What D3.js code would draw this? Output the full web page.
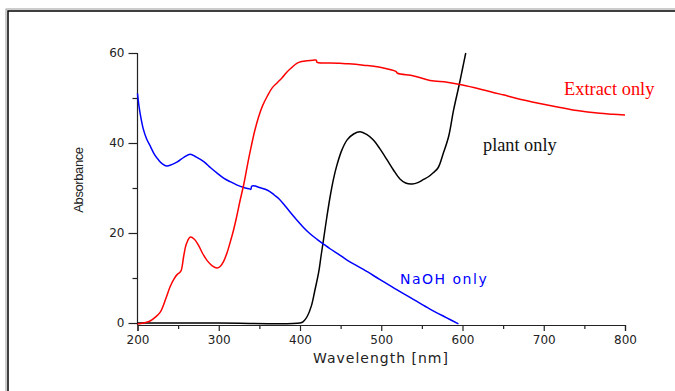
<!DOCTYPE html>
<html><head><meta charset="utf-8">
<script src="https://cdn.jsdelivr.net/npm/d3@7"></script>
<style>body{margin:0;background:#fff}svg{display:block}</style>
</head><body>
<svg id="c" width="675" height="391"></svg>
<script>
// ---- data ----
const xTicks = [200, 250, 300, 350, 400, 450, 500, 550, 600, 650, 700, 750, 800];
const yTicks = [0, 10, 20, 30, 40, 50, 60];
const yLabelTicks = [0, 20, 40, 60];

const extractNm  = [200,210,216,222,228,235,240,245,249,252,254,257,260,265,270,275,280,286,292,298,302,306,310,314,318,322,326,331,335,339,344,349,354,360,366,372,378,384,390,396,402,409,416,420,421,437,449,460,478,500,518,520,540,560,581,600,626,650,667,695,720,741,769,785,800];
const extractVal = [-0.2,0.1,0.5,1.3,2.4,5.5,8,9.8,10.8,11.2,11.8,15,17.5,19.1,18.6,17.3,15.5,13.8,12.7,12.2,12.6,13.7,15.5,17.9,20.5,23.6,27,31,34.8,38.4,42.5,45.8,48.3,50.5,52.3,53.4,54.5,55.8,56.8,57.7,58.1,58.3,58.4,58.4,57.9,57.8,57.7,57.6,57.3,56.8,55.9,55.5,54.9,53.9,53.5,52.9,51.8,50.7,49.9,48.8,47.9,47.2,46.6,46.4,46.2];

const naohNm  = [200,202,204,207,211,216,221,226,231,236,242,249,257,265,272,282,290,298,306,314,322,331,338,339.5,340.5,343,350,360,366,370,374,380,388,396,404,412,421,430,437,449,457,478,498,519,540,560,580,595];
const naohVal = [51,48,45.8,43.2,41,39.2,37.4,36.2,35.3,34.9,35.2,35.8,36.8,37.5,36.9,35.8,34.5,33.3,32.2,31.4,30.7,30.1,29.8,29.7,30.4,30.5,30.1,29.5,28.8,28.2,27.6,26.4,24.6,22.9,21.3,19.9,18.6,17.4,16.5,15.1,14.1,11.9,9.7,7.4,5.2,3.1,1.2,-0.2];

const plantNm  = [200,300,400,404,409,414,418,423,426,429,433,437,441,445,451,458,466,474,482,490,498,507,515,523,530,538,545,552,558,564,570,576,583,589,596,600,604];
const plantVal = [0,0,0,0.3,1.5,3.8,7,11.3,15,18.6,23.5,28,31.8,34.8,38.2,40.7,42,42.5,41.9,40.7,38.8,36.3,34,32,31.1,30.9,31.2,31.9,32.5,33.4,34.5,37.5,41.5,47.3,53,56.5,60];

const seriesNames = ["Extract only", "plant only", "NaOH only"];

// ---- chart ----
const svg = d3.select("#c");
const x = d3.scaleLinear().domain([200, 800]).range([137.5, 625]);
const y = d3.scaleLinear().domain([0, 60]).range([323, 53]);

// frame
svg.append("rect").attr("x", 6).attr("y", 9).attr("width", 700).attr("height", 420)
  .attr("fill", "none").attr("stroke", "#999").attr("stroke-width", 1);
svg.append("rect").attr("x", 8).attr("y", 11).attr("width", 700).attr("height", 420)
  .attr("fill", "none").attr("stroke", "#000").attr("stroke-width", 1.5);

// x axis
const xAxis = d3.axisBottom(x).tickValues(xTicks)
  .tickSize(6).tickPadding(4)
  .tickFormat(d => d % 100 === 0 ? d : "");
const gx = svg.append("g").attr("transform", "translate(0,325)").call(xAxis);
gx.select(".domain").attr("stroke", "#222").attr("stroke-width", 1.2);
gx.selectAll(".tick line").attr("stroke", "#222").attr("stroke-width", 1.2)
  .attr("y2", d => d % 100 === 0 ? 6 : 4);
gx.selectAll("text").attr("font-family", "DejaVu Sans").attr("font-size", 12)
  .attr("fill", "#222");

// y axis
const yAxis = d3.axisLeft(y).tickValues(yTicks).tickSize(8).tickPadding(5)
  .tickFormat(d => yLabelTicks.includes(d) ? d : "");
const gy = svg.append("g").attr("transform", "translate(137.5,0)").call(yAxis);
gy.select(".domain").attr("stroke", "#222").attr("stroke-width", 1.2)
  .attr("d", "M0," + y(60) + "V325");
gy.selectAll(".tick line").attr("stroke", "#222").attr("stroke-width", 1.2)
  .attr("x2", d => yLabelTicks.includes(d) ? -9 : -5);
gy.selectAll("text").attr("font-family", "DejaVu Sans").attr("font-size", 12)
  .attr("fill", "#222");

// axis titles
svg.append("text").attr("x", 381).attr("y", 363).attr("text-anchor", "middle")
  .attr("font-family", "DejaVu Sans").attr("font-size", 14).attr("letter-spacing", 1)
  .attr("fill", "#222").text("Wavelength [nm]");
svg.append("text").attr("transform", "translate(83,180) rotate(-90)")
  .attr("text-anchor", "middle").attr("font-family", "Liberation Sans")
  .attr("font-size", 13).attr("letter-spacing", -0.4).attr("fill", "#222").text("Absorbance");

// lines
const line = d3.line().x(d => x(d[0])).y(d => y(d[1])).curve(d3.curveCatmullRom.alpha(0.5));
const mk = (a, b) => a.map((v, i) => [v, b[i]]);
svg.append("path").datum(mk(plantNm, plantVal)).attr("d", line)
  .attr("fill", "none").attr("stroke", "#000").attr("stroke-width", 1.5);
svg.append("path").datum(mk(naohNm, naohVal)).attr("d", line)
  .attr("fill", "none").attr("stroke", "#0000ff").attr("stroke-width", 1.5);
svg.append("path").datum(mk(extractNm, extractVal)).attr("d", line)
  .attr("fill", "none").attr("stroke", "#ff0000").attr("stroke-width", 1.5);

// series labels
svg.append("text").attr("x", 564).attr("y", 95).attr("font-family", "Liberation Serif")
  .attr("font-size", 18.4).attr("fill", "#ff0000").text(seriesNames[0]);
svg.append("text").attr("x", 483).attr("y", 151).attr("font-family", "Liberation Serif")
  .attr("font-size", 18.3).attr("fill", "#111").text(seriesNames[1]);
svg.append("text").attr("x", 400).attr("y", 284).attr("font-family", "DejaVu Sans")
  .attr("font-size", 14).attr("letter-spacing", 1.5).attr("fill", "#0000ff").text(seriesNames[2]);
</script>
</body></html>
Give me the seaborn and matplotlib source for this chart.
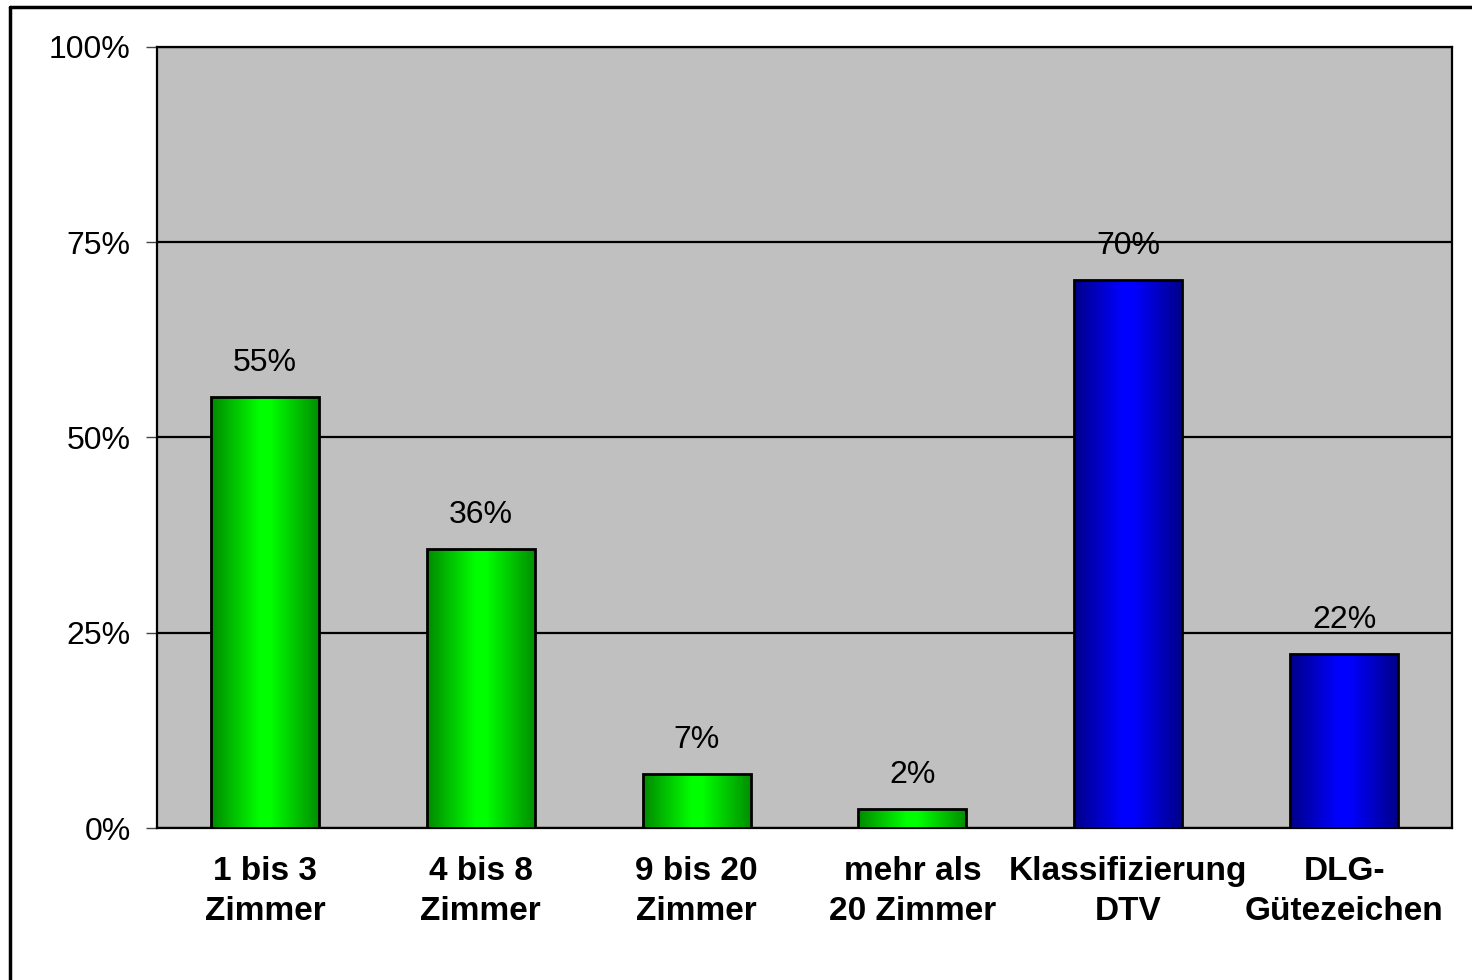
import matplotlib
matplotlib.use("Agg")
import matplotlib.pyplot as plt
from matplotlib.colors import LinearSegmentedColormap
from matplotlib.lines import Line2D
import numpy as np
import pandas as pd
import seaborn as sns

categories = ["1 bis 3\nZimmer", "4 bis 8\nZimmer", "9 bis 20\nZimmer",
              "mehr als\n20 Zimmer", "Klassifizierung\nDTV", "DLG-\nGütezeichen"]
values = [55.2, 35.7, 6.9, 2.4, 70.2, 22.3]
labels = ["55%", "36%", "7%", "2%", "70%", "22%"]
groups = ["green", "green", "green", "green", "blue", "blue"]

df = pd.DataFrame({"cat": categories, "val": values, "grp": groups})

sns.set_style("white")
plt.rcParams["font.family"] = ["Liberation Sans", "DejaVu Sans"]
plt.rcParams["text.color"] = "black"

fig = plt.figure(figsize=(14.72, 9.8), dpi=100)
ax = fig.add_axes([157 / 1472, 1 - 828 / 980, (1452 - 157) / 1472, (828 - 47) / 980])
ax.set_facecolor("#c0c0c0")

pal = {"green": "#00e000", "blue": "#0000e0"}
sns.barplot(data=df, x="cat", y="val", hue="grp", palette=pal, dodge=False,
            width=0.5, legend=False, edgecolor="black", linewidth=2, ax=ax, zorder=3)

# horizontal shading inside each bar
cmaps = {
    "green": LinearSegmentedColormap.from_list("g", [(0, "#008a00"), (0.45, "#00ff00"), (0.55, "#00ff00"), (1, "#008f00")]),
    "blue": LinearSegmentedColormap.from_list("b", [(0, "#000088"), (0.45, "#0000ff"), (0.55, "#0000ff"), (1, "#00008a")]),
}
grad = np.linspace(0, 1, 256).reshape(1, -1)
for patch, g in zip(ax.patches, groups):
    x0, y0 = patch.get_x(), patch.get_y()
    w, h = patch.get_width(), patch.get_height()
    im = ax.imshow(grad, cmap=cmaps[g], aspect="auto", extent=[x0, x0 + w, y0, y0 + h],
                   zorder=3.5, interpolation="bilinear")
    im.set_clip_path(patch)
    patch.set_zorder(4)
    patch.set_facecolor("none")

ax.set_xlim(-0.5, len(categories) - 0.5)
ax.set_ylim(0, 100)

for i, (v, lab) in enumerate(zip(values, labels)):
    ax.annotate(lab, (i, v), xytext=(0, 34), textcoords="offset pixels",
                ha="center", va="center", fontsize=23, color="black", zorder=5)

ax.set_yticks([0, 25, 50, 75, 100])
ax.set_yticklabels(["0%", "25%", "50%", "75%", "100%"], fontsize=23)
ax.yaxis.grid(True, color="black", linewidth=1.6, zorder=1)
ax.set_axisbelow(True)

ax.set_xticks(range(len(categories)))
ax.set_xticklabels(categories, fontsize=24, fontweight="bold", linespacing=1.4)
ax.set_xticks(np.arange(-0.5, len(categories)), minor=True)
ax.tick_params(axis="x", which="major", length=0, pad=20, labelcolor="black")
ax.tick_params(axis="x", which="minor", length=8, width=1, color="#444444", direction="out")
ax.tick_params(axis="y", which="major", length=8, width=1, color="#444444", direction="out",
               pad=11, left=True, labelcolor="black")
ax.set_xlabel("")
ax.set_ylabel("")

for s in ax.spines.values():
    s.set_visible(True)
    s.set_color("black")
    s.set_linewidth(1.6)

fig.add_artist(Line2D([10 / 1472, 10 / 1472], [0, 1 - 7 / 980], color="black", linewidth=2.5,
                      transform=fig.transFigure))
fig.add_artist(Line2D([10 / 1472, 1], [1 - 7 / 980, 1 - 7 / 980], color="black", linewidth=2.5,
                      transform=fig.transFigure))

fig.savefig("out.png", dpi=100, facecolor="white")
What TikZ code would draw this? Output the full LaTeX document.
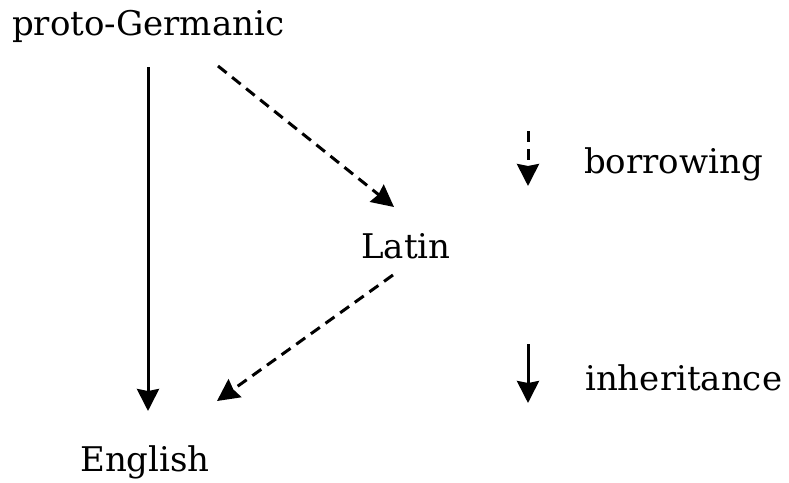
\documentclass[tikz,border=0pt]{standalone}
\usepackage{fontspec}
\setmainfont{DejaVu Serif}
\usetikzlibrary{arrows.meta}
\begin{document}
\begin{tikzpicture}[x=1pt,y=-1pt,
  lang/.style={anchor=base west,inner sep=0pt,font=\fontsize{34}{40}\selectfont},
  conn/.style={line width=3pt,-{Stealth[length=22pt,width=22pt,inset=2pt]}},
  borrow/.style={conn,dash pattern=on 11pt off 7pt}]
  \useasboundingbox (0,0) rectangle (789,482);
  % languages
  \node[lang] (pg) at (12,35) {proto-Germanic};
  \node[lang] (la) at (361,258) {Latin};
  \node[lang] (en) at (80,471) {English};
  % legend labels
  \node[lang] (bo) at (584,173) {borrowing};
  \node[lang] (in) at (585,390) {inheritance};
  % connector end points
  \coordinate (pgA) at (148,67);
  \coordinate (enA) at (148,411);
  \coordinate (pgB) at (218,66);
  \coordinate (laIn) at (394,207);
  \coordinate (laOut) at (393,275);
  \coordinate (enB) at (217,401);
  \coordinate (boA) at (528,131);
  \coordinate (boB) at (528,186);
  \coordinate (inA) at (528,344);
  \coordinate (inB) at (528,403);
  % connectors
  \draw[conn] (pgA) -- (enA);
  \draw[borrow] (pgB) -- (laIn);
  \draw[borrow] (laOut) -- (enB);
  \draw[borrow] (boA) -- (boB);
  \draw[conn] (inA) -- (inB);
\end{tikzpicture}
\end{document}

*****

Set task —
Reproduce the data above word for word from its first line through the line that holds "const yLabelTicks = [0, 20, 40, 60];", both ends included; skip pictures.

Full output —
What D3.js code would draw this? Output the full web page.
<!DOCTYPE html>
<html><head><meta charset="utf-8">
<script src="https://cdn.jsdelivr.net/npm/d3@7"></script>
<style>body{margin:0;background:#fff}svg{display:block}</style>
</head><body>
<svg id="c" width="675" height="391"></svg>
<script>
// ---- data ----
const xTicks = [200, 250, 300, 350, 400, 450, 500, 550, 600, 650, 700, 750, 800];
const yTicks = [0, 10, 20, 30, 40, 50, 60];
const yLabelTicks = [0, 20, 40, 60];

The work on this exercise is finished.